Should I Be Running LSAs?
In a word, probably! But of course, it’s slightly more complex than that. Like with many digital marketing strategies and tools, there are pros and cons.
Pros: First and foremost, LSAs, when implemented correctly, can be a very valuable accompaniment to an integrated PPC, GMB, and SEO marketing mix. LSAs complement Google Ads by helping obtain greater dominance in the most prominent SERP positions, and data obtained from Google Ads and GMB performance can help inform your geographic targeting strategy, spend allocation, and offer insights into the competitive landscape that could improve your budget and bidding strategies for LSAs.
Here are some other benefits to running LSAs:
Earn prominent visibility in organic search results (top of page), and in some cases, a better chance of displaying in the Google local pack and Google voice assistant search results as well.
Gain ability to set a predictable, fixed weekly or monthly budget, and pay only for valid leads (plus, you have the option to dispute charges on leads you consider “invalid”).
If your competition is doing it, running LSAs keeps you on a more even keel with other businesses vying for the same customers as you.
If your competition isn’t doing it, running LSAs gives you a possible leg up, increasing the likelihood of you winning business over competitors by dominating more real estate in Google’s SERP.
Leverage the credibility associated with the “Google Guarantee” to generate more high quality leads for your business and enjoy the peace of mind of added financial security that comes with the Guarantee’s money-back insurance feature.
Cons: As has always been the case, LSAs offer little flexibility when it comes to things like ad text (you don’t get any), and optimization options. They are meant to be a straightforward, DIY solution that takes minimal time and effort to execute. On their own, they may help boost your phone call volume and are probably better than doing nothing.
That said, there are some other potential drawbacks to LSAs you should consider:
In some places, the LSA market has become pretty saturated, meaning there is less opportunity for your ad to even display in the top bar row. Since it’s still a fixed price product in a lot of places and verticals (no option for bidding), advertisers have little recourse (beyond soliciting more and better reviews) to help improve their LSA visibility, if this is the case.
With the introduction of “bidding”, it will become more important to have an actual, sophisticated strategy associated with your LSA campaigns. Depending on how strong the competition in your area is, or how ambitious your lead gen goals are, you may want to be more aggressive about adjusting your bids more frequently, and more discerning in evaluating LSA performance and ROI. This will require more effort and time investment on the part of those running the ads.
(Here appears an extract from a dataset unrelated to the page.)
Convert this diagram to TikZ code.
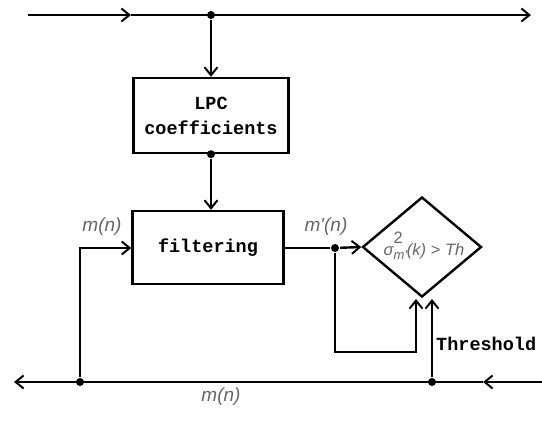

How Should I Get Started with LSAs?
Among the suite of Google Advertising products, LSAs are still probably one of the more straightforward and easy to implement. But it’s worth considering asking for help! If this post has shown anything, it’s that there are a lot of new features and implications to consider when it comes to the most effective way to incorporate Local Service Ads into your marketing mix.
If you’re an HVAC professional, it’s definitely time to get in the game! “HVAC Pros” is one of the service categories which has been eligible to run LSAs the longest, which means it’s likely competitors in your local service area are already running these ads. And now with bidding coming on the scene, that competition is only going to heat up.
If you’re a home performance, solar, or better building contractor whose primary service category isn’t yet eligible for LSAs, stay in touch! This product is changing quickly and new developments are announced on the regular. Be thinking about your local digital presence now. Is your GMB profile up to date? Is your website optimized for Local SEO with city pages, metadata, and applicable schema? Is your review profile robust and growing? If history tells us anything, it’s that Google isn’t done making changes to this ad product yet, and you want to be ready when LSAs become available to you!